Images should be left out, and everything else in the listing reproduced exactly.
— START OF Provided data —
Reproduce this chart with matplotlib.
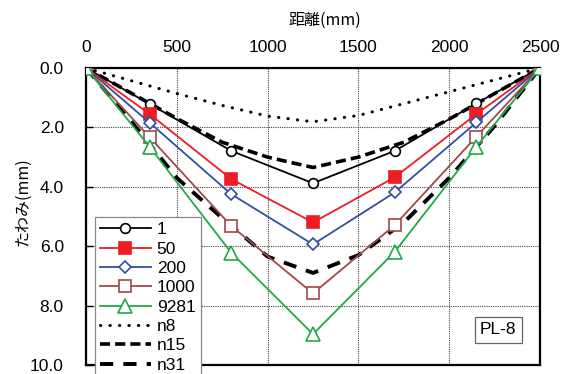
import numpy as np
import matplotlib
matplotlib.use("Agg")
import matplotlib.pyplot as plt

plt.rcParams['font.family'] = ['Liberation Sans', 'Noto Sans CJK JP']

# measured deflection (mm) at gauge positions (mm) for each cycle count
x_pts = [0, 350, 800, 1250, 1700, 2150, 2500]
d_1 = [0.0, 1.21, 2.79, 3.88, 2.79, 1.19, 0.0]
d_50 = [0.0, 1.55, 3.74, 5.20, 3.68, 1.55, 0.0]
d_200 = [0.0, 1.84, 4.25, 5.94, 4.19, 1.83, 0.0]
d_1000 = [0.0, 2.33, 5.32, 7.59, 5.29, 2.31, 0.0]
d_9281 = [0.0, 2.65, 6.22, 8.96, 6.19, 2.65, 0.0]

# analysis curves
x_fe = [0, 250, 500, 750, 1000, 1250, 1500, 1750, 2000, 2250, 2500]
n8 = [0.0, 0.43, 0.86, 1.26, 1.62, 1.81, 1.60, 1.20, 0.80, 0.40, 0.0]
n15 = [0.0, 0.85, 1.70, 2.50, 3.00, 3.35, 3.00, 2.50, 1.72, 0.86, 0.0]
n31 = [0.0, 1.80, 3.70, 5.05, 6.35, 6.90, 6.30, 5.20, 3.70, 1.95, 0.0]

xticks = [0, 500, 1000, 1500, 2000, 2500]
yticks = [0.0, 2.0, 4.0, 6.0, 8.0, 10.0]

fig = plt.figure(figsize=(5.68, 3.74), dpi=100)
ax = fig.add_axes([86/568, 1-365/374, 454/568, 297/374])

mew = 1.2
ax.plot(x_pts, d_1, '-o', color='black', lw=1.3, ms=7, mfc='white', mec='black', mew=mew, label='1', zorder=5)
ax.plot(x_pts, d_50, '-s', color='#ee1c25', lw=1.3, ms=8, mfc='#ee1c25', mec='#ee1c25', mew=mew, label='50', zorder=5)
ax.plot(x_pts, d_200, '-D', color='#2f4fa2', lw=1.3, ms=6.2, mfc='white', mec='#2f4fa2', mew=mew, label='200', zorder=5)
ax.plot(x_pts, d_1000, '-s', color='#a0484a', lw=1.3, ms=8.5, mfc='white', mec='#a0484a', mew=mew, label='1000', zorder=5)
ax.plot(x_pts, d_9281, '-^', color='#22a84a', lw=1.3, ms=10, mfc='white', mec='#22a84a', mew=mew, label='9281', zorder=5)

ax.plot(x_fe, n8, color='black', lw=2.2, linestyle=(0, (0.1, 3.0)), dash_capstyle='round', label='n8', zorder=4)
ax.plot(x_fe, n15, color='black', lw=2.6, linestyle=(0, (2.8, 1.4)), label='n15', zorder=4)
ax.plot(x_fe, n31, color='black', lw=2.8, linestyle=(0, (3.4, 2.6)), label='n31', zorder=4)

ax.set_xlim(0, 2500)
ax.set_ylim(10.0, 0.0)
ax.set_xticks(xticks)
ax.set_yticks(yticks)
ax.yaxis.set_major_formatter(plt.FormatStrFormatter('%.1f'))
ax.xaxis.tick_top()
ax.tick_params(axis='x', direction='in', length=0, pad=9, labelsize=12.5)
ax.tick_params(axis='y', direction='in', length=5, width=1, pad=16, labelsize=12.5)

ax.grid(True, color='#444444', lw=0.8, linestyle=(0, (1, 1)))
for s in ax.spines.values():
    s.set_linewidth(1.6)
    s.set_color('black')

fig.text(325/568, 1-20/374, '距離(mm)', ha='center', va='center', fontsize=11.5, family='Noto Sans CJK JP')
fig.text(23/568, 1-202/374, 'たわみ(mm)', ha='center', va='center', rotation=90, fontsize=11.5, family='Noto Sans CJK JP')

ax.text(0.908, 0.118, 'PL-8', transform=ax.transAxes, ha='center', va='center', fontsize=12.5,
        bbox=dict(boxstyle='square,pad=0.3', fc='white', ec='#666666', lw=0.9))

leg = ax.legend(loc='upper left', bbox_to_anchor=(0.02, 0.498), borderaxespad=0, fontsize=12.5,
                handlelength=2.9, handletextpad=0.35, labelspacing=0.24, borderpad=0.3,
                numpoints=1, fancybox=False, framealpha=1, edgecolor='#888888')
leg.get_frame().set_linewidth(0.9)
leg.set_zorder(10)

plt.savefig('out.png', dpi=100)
— END OF Provided data —
* Solution to this problem *
Reproduce this chart with matplotlib.
import numpy as np
import matplotlib
matplotlib.use("Agg")
import matplotlib.pyplot as plt

plt.rcParams['font.family'] = ['Liberation Sans', 'Noto Sans CJK JP']

# measured deflection (mm) at gauge positions (mm) for each cycle count
x_pts = [0, 350, 800, 1250, 1700, 2150, 2500]
d_1 = [0.0, 1.21, 2.79, 3.88, 2.79, 1.19, 0.0]
d_50 = [0.0, 1.55, 3.74, 5.20, 3.68, 1.55, 0.0]
d_200 = [0.0, 1.84, 4.25, 5.94, 4.19, 1.83, 0.0]
d_1000 = [0.0, 2.33, 5.32, 7.59, 5.29, 2.31, 0.0]
d_9281 = [0.0, 2.65, 6.22, 8.96, 6.19, 2.65, 0.0]

# analysis curves
x_fe = [0, 250, 500, 750, 1000, 1250, 1500, 1750, 2000, 2250, 2500]
n8 = [0.0, 0.43, 0.86, 1.26, 1.62, 1.81, 1.60, 1.20, 0.80, 0.40, 0.0]
n15 = [0.0, 0.85, 1.70, 2.50, 3.00, 3.35, 3.00, 2.50, 1.72, 0.86, 0.0]
n31 = [0.0, 1.80, 3.70, 5.05, 6.35, 6.90, 6.30, 5.20, 3.70, 1.95, 0.0]

xticks = [0, 500, 1000, 1500, 2000, 2500]
yticks = [0.0, 2.0, 4.0, 6.0, 8.0, 10.0]

fig = plt.figure(figsize=(5.68, 3.74), dpi=100)
ax = fig.add_axes([86/568, 1-365/374, 454/568, 297/374])

mew = 1.2
ax.plot(x_pts, d_1, '-o', color='black', lw=1.3, ms=7, mfc='white', mec='black', mew=mew, label='1', zorder=5)
ax.plot(x_pts, d_50, '-s', color='#ee1c25', lw=1.3, ms=8, mfc='#ee1c25', mec='#ee1c25', mew=mew, label='50', zorder=5)
ax.plot(x_pts, d_200, '-D', color='#2f4fa2', lw=1.3, ms=6.2, mfc='white', mec='#2f4fa2', mew=mew, label='200', zorder=5)
ax.plot(x_pts, d_1000, '-s', color='#a0484a', lw=1.3, ms=8.5, mfc='white', mec='#a0484a', mew=mew, label='1000', zorder=5)
ax.plot(x_pts, d_9281, '-^', color='#22a84a', lw=1.3, ms=10, mfc='white', mec='#22a84a', mew=mew, label='9281', zorder=5)

ax.plot(x_fe, n8, color='black', lw=2.2, linestyle=(0, (0.1, 3.0)), dash_capstyle='round', label='n8', zorder=4)
ax.plot(x_fe, n15, color='black', lw=2.6, linestyle=(0, (2.8, 1.4)), label='n15', zorder=4)
ax.plot(x_fe, n31, color='black', lw=2.8, linestyle=(0, (3.4, 2.6)), label='n31', zorder=4)

ax.set_xlim(0, 2500)
ax.set_ylim(10.0, 0.0)
ax.set_xticks(xticks)
ax.set_yticks(yticks)
ax.yaxis.set_major_formatter(plt.FormatStrFormatter('%.1f'))
ax.xaxis.tick_top()
ax.tick_params(axis='x', direction='in', length=0, pad=9, labelsize=12.5)
ax.tick_params(axis='y', direction='in', length=5, width=1, pad=16, labelsize=12.5)

ax.grid(True, color='#444444', lw=0.8, linestyle=(0, (1, 1)))
for s in ax.spines.values():
    s.set_linewidth(1.6)
    s.set_color('black')

fig.text(325/568, 1-20/374, '距離(mm)', ha='center', va='center', fontsize=11.5, family='Noto Sans CJK JP')
fig.text(23/568, 1-202/374, 'たわみ(mm)', ha='center', va='center', rotation=90, fontsize=11.5, family='Noto Sans CJK JP')

ax.text(0.908, 0.118, 'PL-8', transform=ax.transAxes, ha='center', va='center', fontsize=12.5,
        bbox=dict(boxstyle='square,pad=0.3', fc='white', ec='#666666', lw=0.9))

leg = ax.legend(loc='upper left', bbox_to_anchor=(0.02, 0.498), borderaxespad=0, fontsize=12.5,
                handlelength=2.9, handletextpad=0.35, labelspacing=0.24, borderpad=0.3,
                numpoints=1, fancybox=False, framealpha=1, edgecolor='#888888')
leg.get_frame().set_linewidth(0.9)
leg.set_zorder(10)

plt.savefig('out.png', dpi=100)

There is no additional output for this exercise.